Stupid rumors will always be stupid. If it's a QS/ES running R20, show me a screenshot of it running R20.
That said, for once, I am a little worried about the power draw. 200W+ was never an issue for CML because of thicker IHS/die thinning/just a very good thermal design. 5GHz all-core on a midrange U12S isn't far fetched at all. RKL took a step backwards in a number of ways, so it ran like an inferno.
But Alder Lake is on 10ESF, and will mark the first time that Intel experiences N7FF-esque thermal/power density on the desktop.
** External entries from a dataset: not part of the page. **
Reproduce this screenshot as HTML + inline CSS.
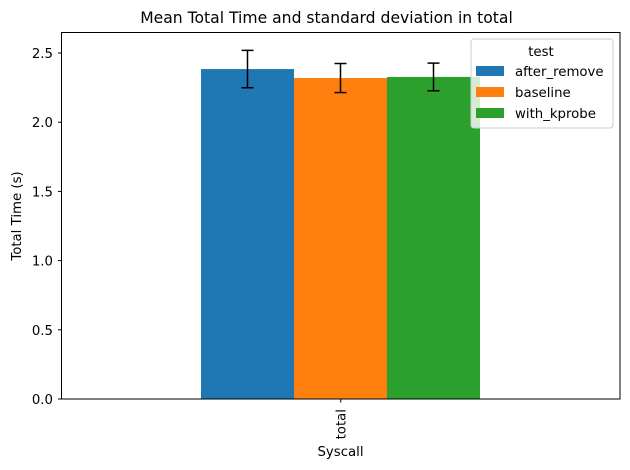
<!DOCTYPE html>
<html><head><meta charset="utf-8"><style>
html,body{margin:0;padding:0;background:#fff;}
svg{display:block;font-family:"DejaVu Sans","Liberation Sans",sans-serif;}
</style></head><body>
<svg id="chart" width="630" height="470" viewBox="0 0 630 470">
<rect width="630" height="470" fill="#fff"/>
<text x="326.5" y="23" font-size="15.6" text-anchor="middle">Mean Total Time and standard deviation in total</text>
<g id="bars"></g>
<g id="yticks"></g>
<rect x="61.5" y="32.5" width="558.5" height="366.5" fill="none" stroke="#000" stroke-width="1"/>
<line x1="340.75" y1="399" x2="340.75" y2="402.5" stroke="#000"/>
<text transform="translate(345.5,409) rotate(-90)" font-size="13.3" text-anchor="end">total</text>
<text x="340.5" y="456" font-size="13.3" text-anchor="middle">Syscall</text>
<text transform="translate(21,216) rotate(-90)" font-size="13.3" text-anchor="middle">Total Time (s)</text>
<g>
<rect x="471" y="39" width="142" height="89" rx="3" fill="#fff" fill-opacity="0.8" stroke="#ccc"/>
<text x="541" y="56" font-size="13.3" text-anchor="middle">test</text>
<g id="legend-items"></g>
</g>
</svg>
<script>
const categories = ["total"];
const series = ["after_remove", "baseline", "with_kprobe"];
const means = [2.384, 2.319, 2.327];
const stds = [0.135, 0.105, 0.1];
const yTicks = [0.0, 0.5, 1.0, 1.5, 2.0, 2.5];
const yTickLabels = ["0.0", "0.5", "1.0", "1.5", "2.0", "2.5"];
const colors = ["#1f77b4", "#ff7f0e", "#2ca02c"];
const NS = "http://www.w3.org/2000/svg";
const y = v => 399 - v * 138.4;
const barW = 93, groupStart = 201;
const x = i => groupStart + i * barW;
function mk(tag, attrs, parent) {
  const e = document.createElementNS(NS, tag);
  for (const k in attrs) e.setAttribute(k, attrs[k]);
  parent.appendChild(e); return e;
}
const bars = document.getElementById("bars");
series.forEach((s, i) => {
  const r = mk("rect", {x: x(i), y: y(means[i]), width: barW, height: y(0) - y(means[i]), fill: colors[i]}, bars);
  
  
  const cx = x(i) + barW / 2, t = y(means[i] + stds[i]), b = y(means[i] - stds[i]);
  const g = mk("g", {stroke: "#000", "stroke-width": 1.5}, bars);
  
  
  mk("line", {x1: cx, y1: t, x2: cx, y2: b}, g);
  mk("line", {x1: cx - 6, y1: t, x2: cx + 6, y2: t}, g);
  mk("line", {x1: cx - 6, y1: b, x2: cx + 6, y2: b}, g);
});
const yt = document.getElementById("yticks");
yTicks.forEach((v, i) => {
  const l = mk("line", {x1: 58, x2: 61.5, y1: y(v), y2: y(v), stroke: "#000"}, yt);
  
  
  const t = mk("text", {x: 53, y: y(v) + 5, "font-size": 13.3, "text-anchor": "end"}, yt);
  t.textContent = yTickLabels[i];
  
  
});
const lg = document.getElementById("legend-items");
series.forEach((s, i) => {
  const yy = 66 + i * 21;
  const sw = mk("rect", {x: 476, y: yy, width: 28, height: 10, fill: colors[i]}, lg);
  
  
  const t = mk("text", {x: 515, y: yy + 10, "font-size": 13.3}, lg);
  t.textContent = s;
  
  
});
</script>
</body></html>
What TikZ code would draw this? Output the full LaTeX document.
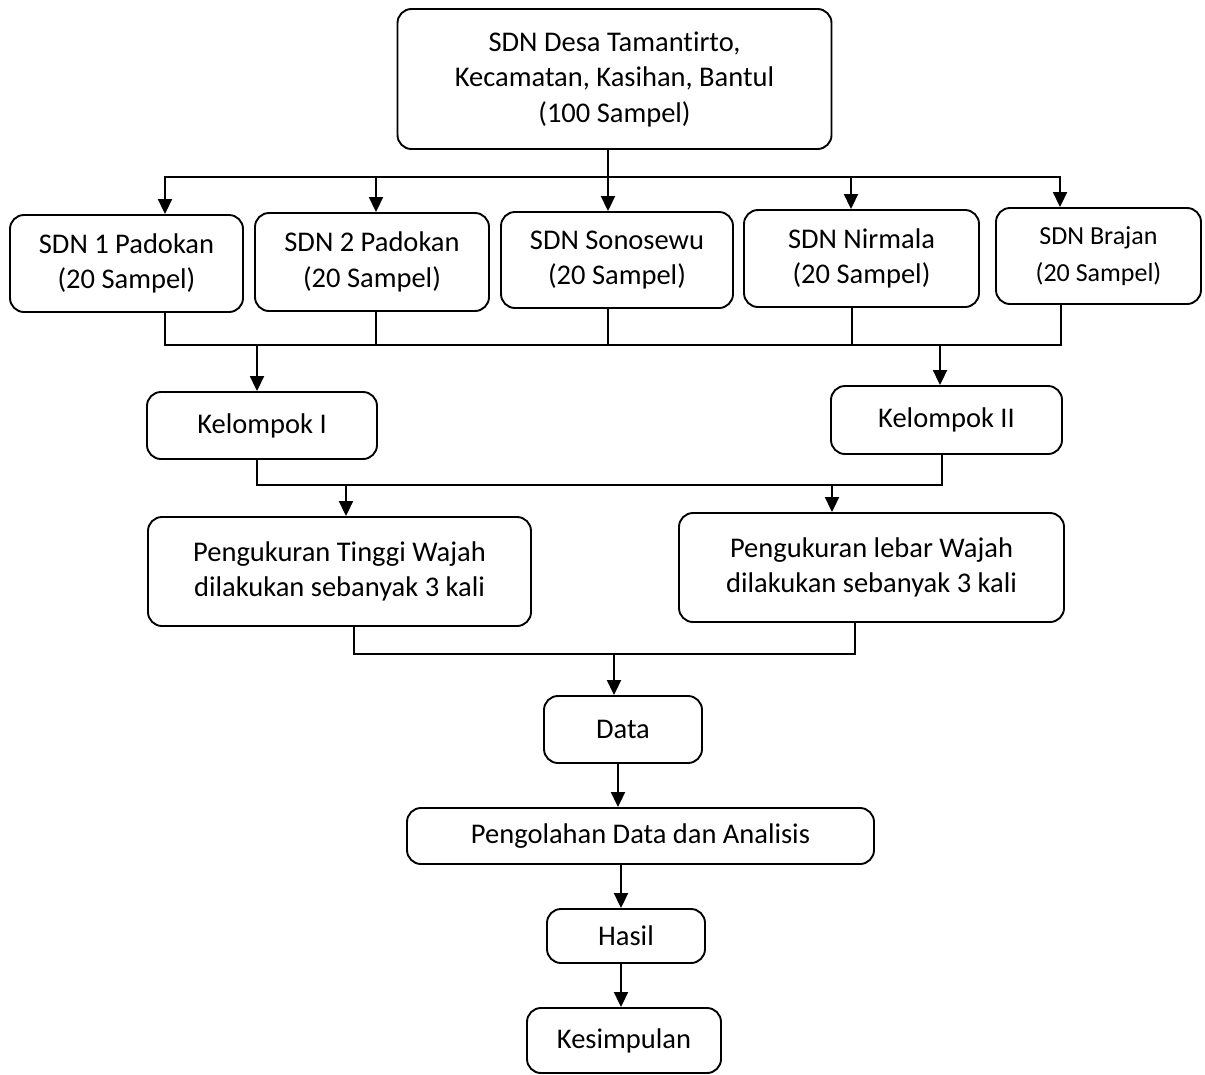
\documentclass[tikz,border=0pt]{standalone}
\usepackage{fontspec}
\setmainfont{Carlito}[Ligatures={NoCommon}]
\usetikzlibrary{arrows.meta}
\begin{document}
\begin{tikzpicture}[x=1pt,y=-1pt,
  box/.style={draw, line width=1.9pt, rounded corners=14pt, inner sep=0pt, align=center,
    font=\fontsize{28.5}{35.5}\selectfont},
  conn/.style={line width=1.9pt, line cap=rect},
  arr/.style={line width=1.9pt, -{Triangle[length=15pt,width=14pt]}}]
\useasboundingbox (0,0) rectangle (1205,1074);

% nodes
\node[box, minimum width=434pt, minimum height=140pt] (top) at (614.5,79) {SDN Desa Tamantirto,\\Kecamatan, Kasihan, Bantul\\(100 Sampel)};
\node[box, minimum width=233pt, minimum height=97pt] (s1) at (126.5,263.5) {SDN 1 Padokan\\(20 Sampel)};
\node[box, minimum width=234pt, minimum height=98pt] (s2) at (372,262) {SDN 2 Padokan\\(20 Sampel)};
\node[box, minimum width=232pt, minimum height=96pt] (s3) at (617,260) {SDN Sonosewu\\(20 Sampel)};
\node[box, minimum width=235pt, minimum height=97pt] (s4) at (861.5,258.5) {SDN Nirmala\\(20 Sampel)};
\node[box, minimum width=205pt, minimum height=96pt, font=\fontsize{26}{37}\selectfont] (s5) at (1098.5,256) {SDN Brajan\\(20 Sampel)};
\node[box, minimum width=230pt, minimum height=67pt] (k1) at (262,425.5) {Kelompok I};
\node[box, minimum width=231pt, minimum height=68pt] (k2) at (946.5,420) {Kelompok II};
\node[box, minimum width=383pt, minimum height=109pt] (m1) at (339.5,571.5) {Pengukuran Tinggi Wajah\\dilakukan sebanyak 3 kali};
\node[box, minimum width=385pt, minimum height=109pt] (m2) at (871.5,567.5) {Pengukuran lebar Wajah\\dilakukan sebanyak 3 kali};
\node[box, minimum width=158pt, minimum height=67pt] (data) at (623,729.5) {Data};
\node[box, minimum width=467pt, minimum height=56pt] (proc) at (640.5,836) {Pengolahan Data dan Analisis};
\node[box, minimum width=158pt, minimum height=54pt] (hasil) at (626,936) {Hasil};
\node[box, minimum width=194pt, minimum height=65pt] (kes) at (624,1040.5) {Kesimpulan};

% top distribution bus
\coordinate (t0) at (608,177);
\coordinate (t1) at (165,177);
\coordinate (t2) at (376,177);
\coordinate (t4) at (851,177);
\coordinate (t5) at (1060,177);
\draw[conn] (top.south -| t0) -- (t0);
\draw[conn] (t1) -- (t5);
\foreach \c/\s in {t1/s1,t2/s2,t0/s3,t4/s4,t5/s5}
  \draw[arr] (\c) -- (\c |- \s.north);

% collecting bus
\coordinate (u1) at (165,345);
\coordinate (u2) at (376,345);
\coordinate (u3) at (608,345);
\coordinate (u4) at (852,345);
\coordinate (u5) at (1061,345);
\foreach \c/\s in {u1/s1,u2/s2,u3/s3,u4/s4,u5/s5}
  \draw[conn] (\c |- \s.south) -- (\c);
\draw[conn] (u1) -- (u5);
\coordinate (ka) at (257,345);
\coordinate (kb) at (940,345);
\draw[arr] (ka) -- (ka |- k1.north);
\draw[arr] (kb) -- (kb |- k2.north);

% group bus
\coordinate (v1) at (257,485);
\coordinate (v2) at (942,485);
\draw[conn] (v1 |- k1.south) -- (v1) -- (v2) -- (v2 |- k2.south);
\coordinate (va) at (346,485);
\coordinate (vb) at (832,485);
\draw[arr] (va) -- (va |- m1.north);
\draw[arr] (vb) -- (vb |- m2.north);

% measurement bus
\coordinate (w1) at (354,654);
\coordinate (w2) at (855,654);
\coordinate (w0) at (614,654);
\draw[conn] (w1 |- m1.south) -- (w1) -- (w2) -- (w2 |- m2.south);
\draw[arr] (w0) -- (w0 |- data.north);

% vertical chain
\coordinate (p1) at (618,780);
\coordinate (p2) at (621,880);
\coordinate (p3) at (621,980);
\draw[arr] (p1 |- data.south) -- (p1 |- proc.north);
\draw[arr] (p2 |- proc.south) -- (p2 |- hasil.north);
\draw[arr] (p3 |- hasil.south) -- (p3 |- kes.north);
\end{tikzpicture}
\end{document}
Under an air cooler and at stock power limits, a 7nm 5900X/5950X runs hottest with high single core (actually 2-core) boost where it scales to 4.9-5.0GHz @ 1.4V+ and 15-20W power per-core - not during MT. However, once you get to about 180-200W power draw, MT temps begin to overtake ST temps as the freq, volts and power per-core comes up.
So more than anything, it's still the thermal density as Zen 3 cores only begin spiking/acting erratically on temps when power per-core exceeds about 13W. Same deal with the 5800X, only reason the 5900X/5950X avoid that fate is by keeping per-core power down in MT (below 10W at stock), whereas 5800X is somewhere around 14W per core, above the 13W threshold.
Will be interesting to see how Intel tackles this problem, since most of the power should be going to the Golden Cove cores, of which there are only 8 to share the power budget. Being monolithic is a boon, but it changes little at 7nm/ESF density.